TEL AVIV – Billionaire Sheldon Adelson made a surprise announcement at the 18th annual Birthright Israel gala on Sunday night by pledging a $70 million donation to the group in honor of Israel’s 70th anniversary.
The Birthright Israel project brings young Jewish people from around the world to Israel on educational 10-day trips. Since it was launched in 2000, the group has brought more than 600,000 young adults to the Jewish state.
“Before Israel was founded, my father always said he wished there was a place where Jewish people could live. He always wanted to go, but by the time I could send him, he said he was too old and too sick. I don’t want any kid to say they were too old or too sick to visit Israel,” Adelson said in a speech to the 650 people in attendance at the gala hosted at the Ziegfeld Ballroom in Midtown.
Some $125 million was raised at the event in New York.
To date, Adelson, who is one of Israeli Prime Minister Benjamin Netanyahu’s most prominent backers, has contributed more than $400 million to Birthright Israel.
A group of Jewish anti-Birthright protesters gathered outside the gala in New York Sunday night holding up signs that said, “We are the Jewish future” and chanting, “No free trips on stolen land! Boycott Birthright that’s our plan!” The protesters were also handing out symbolic plane tickets under the slogan “return the birthright.” The group was mostly comprised of Jewish youth from the radical anti-Israel group Jewish Voice for Peace.

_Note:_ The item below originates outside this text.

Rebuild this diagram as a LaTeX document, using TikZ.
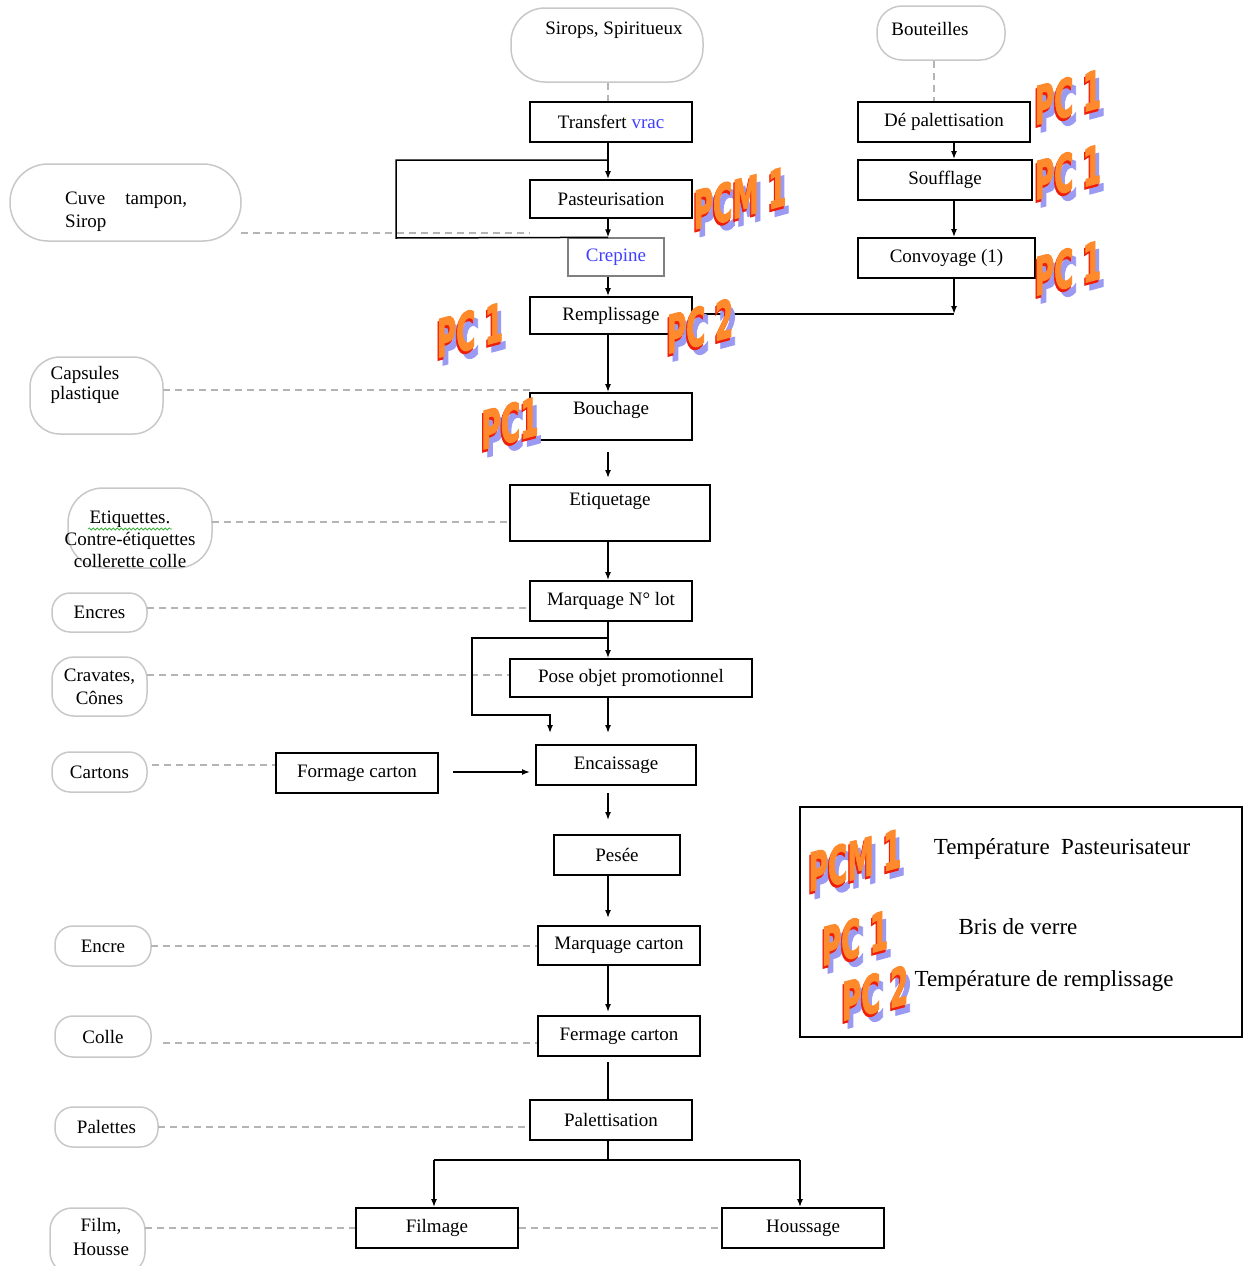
\documentclass[tikz,border=0pt]{standalone}
\usepackage{fontspec}
\setmainfont{Liberation Serif}
\newfontfamily\wafont[FakeBold=2.5]{DejaVu Sans}
\usetikzlibrary{arrows.meta,decorations.pathmorphing}
\definecolor{srcgray}{HTML}{C8C8C8}
\definecolor{dashgray}{HTML}{B4B4B4}
\definecolor{vracblue}{HTML}{4040FF}
\definecolor{wared}{HTML}{EE1E0A}
\definecolor{waorange}{HTML}{FF8A2C}
\definecolor{washadow}{HTML}{9A9AF2}
\definecolor{spellgreen}{HTML}{3CB43C}
\newcommand{\wordart}[4]{%
  \node[wa, text=washadow, xshift=6pt, yshift=-7pt] (#1-s) at (#2,#3) {#4};
  \node[wa, text=wared, xshift=-2pt, yshift=-2pt] (#1-r) at (#2,#3) {#4};
  \node[wa, text=waorange] (#1) at (#2,#3) {#4};}
\begin{document}
\begin{tikzpicture}[x=1pt,y=-1pt, font=\fontsize{19}{23}\selectfont,
  box/.style={draw, line width=1.8pt, inner sep=0pt, minimum height=40pt},
  src/.style={draw=srcgray, line width=1.5pt, inner sep=0pt, align=center},
  lbl/.style={inner sep=0pt, align=center},
  legtxt/.style={inner sep=0pt, align=center, font=\fontsize{23}{27}\selectfont},
  dsh/.style={draw=dashgray, line width=1.3pt, dash pattern=on 7pt off 5pt},
  conn/.style={line width=1.5pt},
  arr/.style={conn, -{Latex[length=8pt,width=6pt]}},
  wa/.style={font=\wafont\bfseries\fontsize{42}{42}\selectfont, inner sep=0pt, yslant=0.27, xscale=0.63, yscale=1.25},
]
\useasboundingbox (0,0) rectangle (1251,1266);

% ---------- process boxes ----------
\node[box, minimum width=162pt] (transfert) at (611,122) {Transfert \textcolor{vracblue}{vrac}};
\node[box, minimum width=162pt, minimum height=38pt] (pasteur) at (611,199) {Pasteurisation};
\node[box, draw=gray, line width=1.3pt, minimum width=96pt, minimum height=38pt, text=vracblue] (crepine) at (616,257) {Crepine};
\node[box, minimum width=162pt, minimum height=37pt] (remp) at (611,315.5) {Remplissage};
\node[box, minimum width=162pt, minimum height=47pt, text height=13pt, text depth=18pt] (bouchage) at (611,416.5) {Bouchage};
\node[box, minimum width=200pt, minimum height=56pt, text height=13pt, text depth=28pt] (etiq) at (610,513) {Etiquetage};
\node[box, minimum width=162pt] (lot) at (611,601) {Marquage N° lot};
\node[box, minimum width=242pt, minimum height=38pt] (pose) at (631,678) {Pose objet promotionnel};
\node[box, minimum width=160pt] (encaiss) at (616,765) {Encaissage};
\node[box, minimum width=162pt] (formage) at (357,773) {Formage carton};
\node[box, minimum width=126pt] (pesee) at (617,855) {Pesée};
\node[box, minimum width=162pt, minimum height=39pt] (marqc) at (619,945.5) {Marquage carton};
\node[box, minimum width=162pt] (fermage) at (619,1036) {Fermage carton};
\node[box, minimum width=162pt] (palett) at (611,1120) {Palettisation};
\node[box, minimum width=162pt] (filmage) at (437,1228) {Filmage};
\node[box, minimum width=162pt] (houssage) at (803,1228) {Houssage};
\node[box, minimum width=172pt] (depal) at (944,122) {Dé palettisation};
\node[box, minimum width=174pt] (souff) at (945,180) {Soufflage};
\node[box, minimum width=177pt] (convoy) at (946.5,258) {Convoyage (1)};

% ---------- source shapes ----------
\node[src, minimum width=192pt, minimum height=74pt, rounded corners=34pt] (sirops) at (607,45) {};
\node[lbl] (sirops-t) at (614,30) {Sirops, Spiritueux};
\node[src, minimum width=128pt, minimum height=54pt, rounded corners=25pt] (bout) at (941,33) {};
\node[lbl] (bout-t) at (930,29) {Bouteilles};
\node[src, minimum width=231pt, minimum height=77pt, rounded corners=38pt] (cuve) at (125.5,202.5) {};
\node[lbl, align=left, anchor=west] (cuve-t) at (65,211.5) {Cuve\hspace{20pt}tampon,\\Sirop};
\node[src, minimum width=133pt, minimum height=77pt, rounded corners=30pt] (caps) at (96.5,395.5) {};
\node[lbl, font=\fontsize{19}{20}\selectfont] (caps-t) at (85,385) {Capsules\\plastique};
\node[src, minimum width=144pt, minimum height=80pt, rounded corners=35pt] (etiqs) at (140,528) {};
\node[lbl, font=\fontsize{19}{22}\selectfont] (etiqs-t) at (130,539) {Etiquettes.\\Contre-étiquettes\\collerette colle};
\node[src, minimum width=95pt, minimum height=39pt, rounded corners=18pt] (encres) at (99.5,612.5) {Encres};
\node[src, minimum width=95pt, minimum height=59pt, rounded corners=22pt] (cravates) at (99.5,686.5) {Cravates,\\Cônes};
\node[src, minimum width=95pt, minimum height=40pt, rounded corners=18pt] (cartons) at (99.5,772) {Cartons};
\node[src, minimum width=96pt, minimum height=40pt, rounded corners=18pt] (encre) at (103,946) {Encre};
\node[src, minimum width=96pt, minimum height=41pt, rounded corners=18pt] (colle) at (103,1036.5) {Colle};
\node[src, minimum width=103pt, minimum height=40pt, rounded corners=18pt] (palettes) at (106.5,1127) {Palettes};
\node[src, minimum width=95pt, minimum height=66pt, rounded corners=22pt] (film) at (97.5,1241) {};
\node[lbl, font=\fontsize{19}{24}\selectfont] (film-t) at (101,1237) {Film,\\Housse};

% spell-check underline
\coordinate (sp1) at (88,529);
\coordinate (sp2) at (172,529);
\draw[spellgreen, line width=0.8pt, decorate, decoration={snake, amplitude=1pt, segment length=4pt}] (sp1) -- (sp2);

% ---------- dashed links ----------
\coordinate (col) at (608,0);
\coordinate (rcol) at (954,0);
\coordinate (bcol) at (934,0);
\draw[dsh] (sirops.south -| col) -- (transfert.north -| col);
\draw[dsh] (bout.south -| bcol) -- (depal.north -| bcol);
\coordinate (d3a) at (241,233); \coordinate (d3b) at (530,233);
\draw[dsh] (d3a) -- (d3b);
\coordinate (d4a) at (163,390); \coordinate (d4b) at (530,390);
\draw[dsh] (d4a) -- (d4b);
\coordinate (d5a) at (212,522);
\draw[dsh] (d5a) -- (d5a -| etiq.west);
\coordinate (d6a) at (147,608);
\draw[dsh] (d6a) -- (d6a -| lot.west);
\coordinate (d7a) at (147,675);
\draw[dsh] (d7a) -- (d7a -| pose.west);
\coordinate (d8a) at (152,765);
\draw[dsh] (d8a) -- (d8a -| formage.west);
\coordinate (d9a) at (151,946);
\draw[dsh] (d9a) -- (d9a -| marqc.west);
\coordinate (d10a) at (163,1043);
\draw[dsh] (d10a) -- (d10a -| fermage.west);
\coordinate (d11a) at (158,1127);
\draw[dsh] (d11a) -- (d11a -| palett.west);
\coordinate (d12a) at (145,1228);
\draw[dsh] (d12a) -- (filmage.west);
\draw[dsh] (filmage.east) -- (houssage.west);

% ---------- flow connectors ----------
\draw[arr] (transfert.south -| col) -- (pasteur.north -| col);
\coordinate (l1a) at (608,160);
\coordinate (l1b) at (396,160);
\coordinate (l1c) at (396,238);
\draw[conn] (l1a) -- (l1b) -- (l1c) -- (crepine.north -| col);
\draw[arr] (pasteur.south -| col) -- (crepine.north -| col);
\draw[arr] (crepine.south -| col) -- (remp.north -| col);
\draw[arr] (remp.south -| col) -- (bouchage.north -| col);
\draw[arr] (depal.south -| rcol) -- (souff.north -| rcol);
\draw[arr] (souff.south -| rcol) -- (convoy.north -| rcol);
\coordinate (cj) at (954,314);
\draw[arr] (convoy.south -| rcol) -- (cj);
\draw[conn] (remp.east |- cj) -- (cj);
\coordinate (b1) at (608,452);
\coordinate (b2) at (608,478);
\draw[arr] (b1) -- (b2);
\draw[arr] (etiq.south -| col) -- (lot.north -| col);
\draw[arr] (lot.south -| col) -- (pose.north -| col);
\coordinate (l2a) at (608,638);
\coordinate (l2b) at (472,638);
\coordinate (l2c) at (472,715);
\coordinate (l2d) at (550,715);
\coordinate (l2e) at (550,733);
\draw[arr] (l2a) -- (l2b) -- (l2c) -- (l2d) -- (l2e);
\coordinate (p1) at (608,733);
\draw[arr] (pose.south -| col) -- (p1);
\coordinate (f1) at (453,772);
\coordinate (f2) at (530,772);
\draw[arr] (f1) -- (f2);
\coordinate (e1) at (608,793);
\coordinate (e2) at (608,820);
\draw[arr] (e1) -- (e2);
\coordinate (ps1) at (608,918);
\draw[arr] (pesee.south -| col) -- (ps1);
\coordinate (mc1) at (608,1012);
\draw[arr] (marqc.south -| col) -- (mc1);
\coordinate (fm1) at (608,1062);
\draw[conn] (fm1) -- (palett.north -| col);
\coordinate (pj) at (608,1160);
\coordinate (pjl) at (434,1160);
\coordinate (pjr) at (800,1160);
\draw[conn] (palett.south -| col) -- (pj);
\draw[conn] (pjl) -- (pjr);
\draw[arr] (pjl) -- (filmage.north -| pjl);
\draw[arr] (pjr) -- (houssage.north -| pjr);

% ---------- legend ----------
\node[draw, line width=1.5pt, minimum width=442pt, minimum height=230pt, inner sep=0pt] (legend) at (1021,922) {};
\node[legtxt] (leg1) at (1062,849) {Température\ \ Pasteurisateur};
\node[legtxt] (leg2) at (1018,927) {Bris de verre};
\node[legtxt] (leg3) at (1044,981) {Température de remplissage};

% ---------- word-art labels ----------
\wordart{wa1}{1068}{97}{PC 1}
\wordart{wa2}{1068}{172}{PC 1}
\wordart{wa3}{1068}{268}{PC 1}
\wordart{wa4}{740}{198}{PCM 1}
\wordart{wa5}{470}{330}{PC 1}
\wordart{wa6}{700}{326}{PC 2}
\wordart{wa7}{510}{423}{PC1}
\wordart{wa8}{855}{860}{PCM 1}
\wordart{wa9}{855}{938}{PC 1}
\wordart{wa10}{875}{993}{PC 2}
\end{tikzpicture}
\end{document}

Michael Steinhardt, 77, one of the founders of Birthright Israel, called the demonstrators “left-wing, stupid young Jews” and flipped the bird at them.
“I passed this group of protesters behind a barrier and it was clear these were young Jews,” Steinhardt said later. “Birthright is such a warm, welcoming, non-political enterprise you’d think they could find better things to protest. They were screeching something and I gave them the finger, and that was that,” Steinhardt said.
“I find it really peculiar that so many Jews are supporting BDS and events like their protest,” Steinhardt told Haaretz. “I don’t really understand it, but that’s my age catching up with me, I guess.”
Ben Lorber, JVP’s campus coordinator, told Haaretz that his group believes, “Birthright offers a Disney-fied portrayal of Israel-Palestine and it’s simply unjust that we get a free trip while our friends – Palestinian refugees – are unable to visit, much less return to their homes.” Lorber added, “We think the Palestinians deserve the right to return to their homes and an end to the occupation.”
Israel holds that the so-called Palestinian “right of return,” in which Palestinians would return to the ancestral homes they fled during the establishment of the state in 1948, would spell the end of the Jewish state.